Nearly 40 percent of those surveyed say they live paycheck to paycheck, while less than one-third indicate they feel comfortable financially. and only one-third think they can afford to retire by age 65.
Clearly, the sluggish U.S. economy hasn't made it easy for a lot of American households to think about their financial future.
The survey by the Consumer Federation of America and the Certified Financial Planner Board of Standards asked financial decision-makers in families about their money planning during the nation's economic recovery. Less than one-third said they have a comprehensive financial plan.
Planning's not just about retirement, it's about shorter-term goals too.
"Certainly, people think about retirement, but education planning, planning for rainy days, emergencies, credit management, and estate planning and taxes, all are an important part of financial planning," said Kevin Keller with the Certified Financial Planner Board.
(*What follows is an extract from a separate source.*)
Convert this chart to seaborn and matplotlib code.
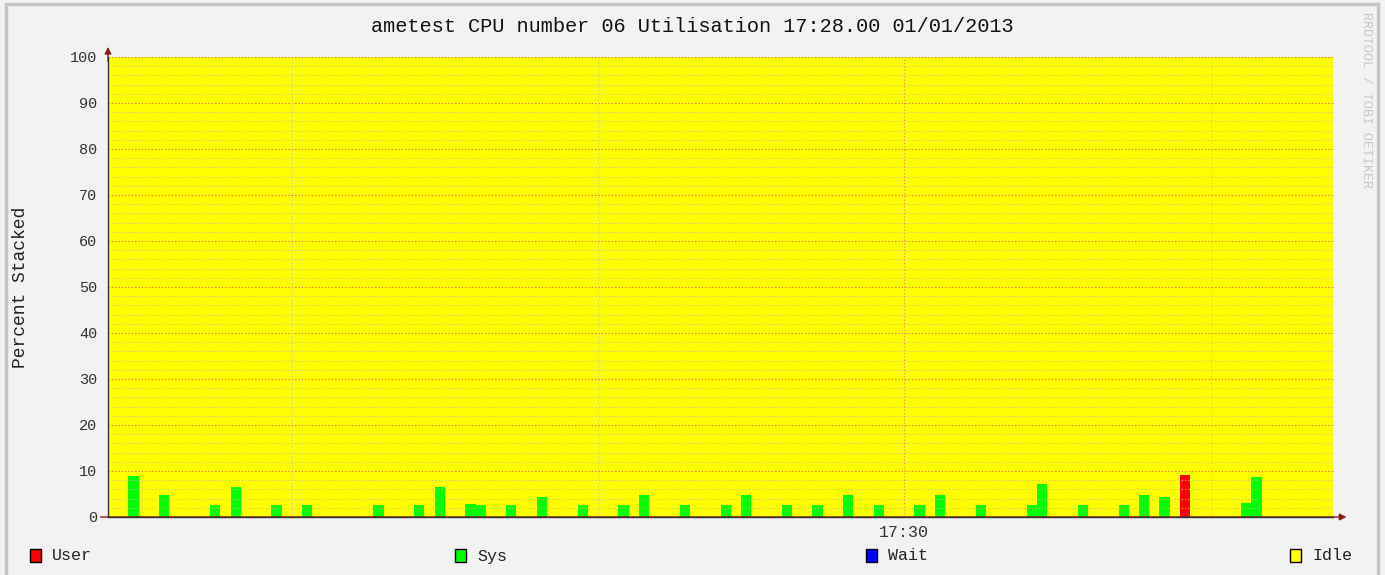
import numpy as np
import pandas as pd
import matplotlib
matplotlib.use("Agg")
import matplotlib.pyplot as plt
from matplotlib.patches import Rectangle
import seaborn as sns

# ----------------------------
# Data (1 s samples, offsets in seconds from 17:30:00)
# ----------------------------
start_offset = -78
n_samples = 120

sys_offsets = [-76, -73, -68, -66, -62, -59, -52, -48, -46, -43, -42, -39,
               -36, -32, -28, -26, -22, -18, -16, -12, -9, -6, -3, 1, 3,
               7, 12, 13, 17, 21, 23, 25, 33, 34]
sys_values = [9.0, 4.8, 2.5, 6.5, 2.5, 2.5, 2.5, 2.5, 6.5, 2.8, 2.5, 2.5,
              4.4, 2.5, 2.5, 4.8, 2.5, 2.5, 4.8, 2.5, 2.5, 4.8, 2.5, 2.5, 4.8,
              2.5, 2.5, 7.1, 2.5, 2.5, 4.8, 4.4, 3.1, 8.8]
user_offsets = [27]
user_values = [9.1]
wait_offsets = []
wait_values = []

series_names = ["User", "Sys", "Wait", "Idle"]
series_colors = ["#ff0000", "#00ff00", "#0000ff", "#ffff00"]

title = "ametest CPU number 06 Utilisation 17:28.00 01/01/2013"
x_tick_pos = [0]
x_tick_labels = ["17:30"]

# ----------------------------
# Build the frame
# ----------------------------
df = pd.DataFrame({"t": np.arange(start_offset, start_offset + n_samples)})
df["User"] = df["t"].map(dict(zip(user_offsets, user_values))).fillna(0.0)
df["Sys"] = df["t"].map(dict(zip(sys_offsets, sys_values))).fillna(0.0)
df["Wait"] = df["t"].map(dict(zip(wait_offsets, wait_values))).fillna(0.0)
df["Idle"] = 100 - df["User"] - df["Sys"] - df["Wait"]

# ----------------------------
# Style
# ----------------------------
sns.set_theme(style="white")
plt.rcParams["font.family"] = ["Liberation Mono", "DejaVu Sans Mono"]
bg = "#f2f2f2"

fig = plt.figure(figsize=(13.85, 5.75), dpi=100, facecolor=bg)
ax = fig.add_axes([108 / 1385, 1 - 517 / 575, 1225 / 1385, 460 / 575])
ax.set_facecolor(bg)

# stacked step areas
x = np.append(df["t"].values, df["t"].values[-1] + 1)
lower = np.zeros(len(x))
for name, color in zip(series_names, series_colors):
    vals = np.append(df[name].values, df[name].values[-1])
    ax.fill_between(x, lower, lower + vals, step="post", color=color,
                    lw=0, antialiased=False, zorder=1)
    lower = lower + vals

ax.set_xlim(start_offset, start_offset + n_samples)
ax.set_ylim(0, 100)

# grid: minor every 2 %, major every 10 %; vertical every 30 s
for yv in np.arange(2, 101, 2):
    major = yv % 10 == 0
    ax.axhline(yv, color="#e06060" if major else "#c0c090",
               ls=(0, (1, 2)), lw=0.8, zorder=2)
for xv in np.arange(-60, 42, 30):
    major = xv == 0
    ax.axvline(xv, color="#e08080" if major else "#c8c8a0",
               ls=(0, (1, 2)), lw=0.8, zorder=2)

ax.set_yticks(np.arange(0, 101, 10))
ax.set_xticks(x_tick_pos)
ax.set_xticklabels(x_tick_labels)
ax.tick_params(axis="both", labelsize=11, colors="#333333", length=4,
               width=0.8, direction="out")
ax.tick_params(axis="x", pad=2, labelsize=12)
ax.set_ylabel("Percent Stacked", fontsize=13, color="#222222", labelpad=30)

sns.despine(ax=ax, top=True, right=True)
for s in ["left", "bottom"]:
    ax.spines[s].set_color("#333333")
    ax.spines[s].set_linewidth(1.0)
    ax.spines[s].set_zorder(3)

# axis arrows
ax.annotate("", xy=(1.011, 0), xytext=(-0.006, 0), xycoords="axes fraction",
            arrowprops=dict(arrowstyle="-|>", color="#333333", lw=1.0,
                            mutation_scale=10, fc="#8b1a1a", ec="#8b1a1a",
                            shrinkA=0, shrinkB=0), annotation_clip=False)
ax.annotate("", xy=(0, 1.022), xytext=(0, 0.99), xycoords="axes fraction",
            arrowprops=dict(arrowstyle="-|>", color="#8b1a1a", lw=1.0,
                            mutation_scale=10, shrinkA=0, shrinkB=0),
            annotation_clip=False)

# title
fig.text(692 / 1385, 1 - 26 / 575, title, ha="center", va="center",
         fontsize=14.6, color="#111111")

# watermark
fig.text(1366 / 1385, 1 - 100 / 575, "RRDTOOL / TOBI OETIKER", rotation=270,
         ha="center", va="center", fontsize=9.5, color="#c8c8c8")

# legend
legend_x = [30, 455, 866, 1290]
for px, name, color in zip(legend_x, series_names, series_colors):
    fig.patches.append(Rectangle((px / 1385, 1 - 562 / 575), 11 / 1385,
                                 13 / 575, transform=fig.transFigure,
                                 fc=color, ec="#000000", lw=1.0))
    fig.text((px + 22) / 1385, 1 - 556 / 575, name, ha="left", va="center",
             fontsize=12, color="#222222")

# frame around the image
fig.patches.append(Rectangle((6 / 1385, -0.01), 1372 / 1385, 1 - 4 / 575 + 0.01,
                             transform=fig.transFigure, fill=False,
                             ec="#c4c4c4", lw=2.5))

fig.savefig("out.png", dpi=100, facecolor=bg)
More than half of those surveyed said investing just seems too complicated, or that it's difficult to know who to trust for financial advice. Simple saving can be a good start. Don't skip it because you can't throw a lot of money at a long-term goal.
Small increments can add up if you start early on a child's education fund or a retirement fund.
Consider the consequences of any money decision, no matter how small it appears at the time. And it's OK to revise a plan. Revisit needs based on life events like the arrival of a new child, or a change in salary.